**Given problem:** Skip the pictures and repeat each line of the data exactly.
— START OF Given data —
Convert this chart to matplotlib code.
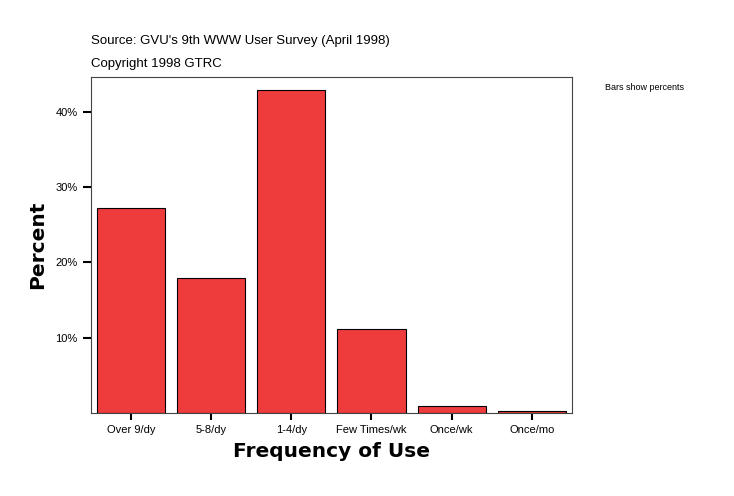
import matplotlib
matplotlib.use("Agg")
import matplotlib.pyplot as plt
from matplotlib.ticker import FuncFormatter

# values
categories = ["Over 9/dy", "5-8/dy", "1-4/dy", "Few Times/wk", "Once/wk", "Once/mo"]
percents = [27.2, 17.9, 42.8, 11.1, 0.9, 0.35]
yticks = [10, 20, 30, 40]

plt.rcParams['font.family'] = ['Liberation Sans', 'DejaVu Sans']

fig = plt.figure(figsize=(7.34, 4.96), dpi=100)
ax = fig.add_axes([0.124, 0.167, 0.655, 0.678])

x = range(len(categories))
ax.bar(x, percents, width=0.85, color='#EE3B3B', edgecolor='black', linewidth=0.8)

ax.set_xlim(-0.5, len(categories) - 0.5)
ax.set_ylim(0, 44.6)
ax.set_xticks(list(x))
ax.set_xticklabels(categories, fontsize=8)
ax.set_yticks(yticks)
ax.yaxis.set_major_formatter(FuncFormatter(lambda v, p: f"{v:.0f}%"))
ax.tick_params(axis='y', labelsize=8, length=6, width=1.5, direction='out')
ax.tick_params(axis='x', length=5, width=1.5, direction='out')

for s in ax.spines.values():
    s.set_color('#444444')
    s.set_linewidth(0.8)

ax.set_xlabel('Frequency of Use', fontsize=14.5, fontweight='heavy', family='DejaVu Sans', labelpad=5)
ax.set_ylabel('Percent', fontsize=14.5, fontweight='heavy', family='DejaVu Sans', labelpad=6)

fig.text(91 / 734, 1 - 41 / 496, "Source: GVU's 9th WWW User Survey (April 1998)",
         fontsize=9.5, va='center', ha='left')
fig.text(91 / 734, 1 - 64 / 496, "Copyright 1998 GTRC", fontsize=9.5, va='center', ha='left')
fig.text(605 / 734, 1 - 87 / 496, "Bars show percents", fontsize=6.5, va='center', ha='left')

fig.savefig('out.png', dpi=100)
— END OF Given data —
**Exercise solution:**
Convert this chart to matplotlib code.
import matplotlib
matplotlib.use("Agg")
import matplotlib.pyplot as plt
from matplotlib.ticker import FuncFormatter

# values
categories = ["Over 9/dy", "5-8/dy", "1-4/dy", "Few Times/wk", "Once/wk", "Once/mo"]
percents = [27.2, 17.9, 42.8, 11.1, 0.9, 0.35]
yticks = [10, 20, 30, 40]

plt.rcParams['font.family'] = ['Liberation Sans', 'DejaVu Sans']

fig = plt.figure(figsize=(7.34, 4.96), dpi=100)
ax = fig.add_axes([0.124, 0.167, 0.655, 0.678])

x = range(len(categories))
ax.bar(x, percents, width=0.85, color='#EE3B3B', edgecolor='black', linewidth=0.8)

ax.set_xlim(-0.5, len(categories) - 0.5)
ax.set_ylim(0, 44.6)
ax.set_xticks(list(x))
ax.set_xticklabels(categories, fontsize=8)
ax.set_yticks(yticks)
ax.yaxis.set_major_formatter(FuncFormatter(lambda v, p: f"{v:.0f}%"))
ax.tick_params(axis='y', labelsize=8, length=6, width=1.5, direction='out')
ax.tick_params(axis='x', length=5, width=1.5, direction='out')

for s in ax.spines.values():
    s.set_color('#444444')
    s.set_linewidth(0.8)

ax.set_xlabel('Frequency of Use', fontsize=14.5, fontweight='heavy', family='DejaVu Sans', labelpad=5)
ax.set_ylabel('Percent', fontsize=14.5, fontweight='heavy', family='DejaVu Sans', labelpad=6)

fig.text(91 / 734, 1 - 41 / 496, "Source: GVU's 9th WWW User Survey (April 1998)",
         fontsize=9.5, va='center', ha='left')
fig.text(91 / 734, 1 - 64 / 496, "Copyright 1998 GTRC", fontsize=9.5, va='center', ha='left')
fig.text(605 / 734, 1 - 87 / 496, "Bars show percents", fontsize=6.5, va='center', ha='left')

fig.savefig('out.png', dpi=100)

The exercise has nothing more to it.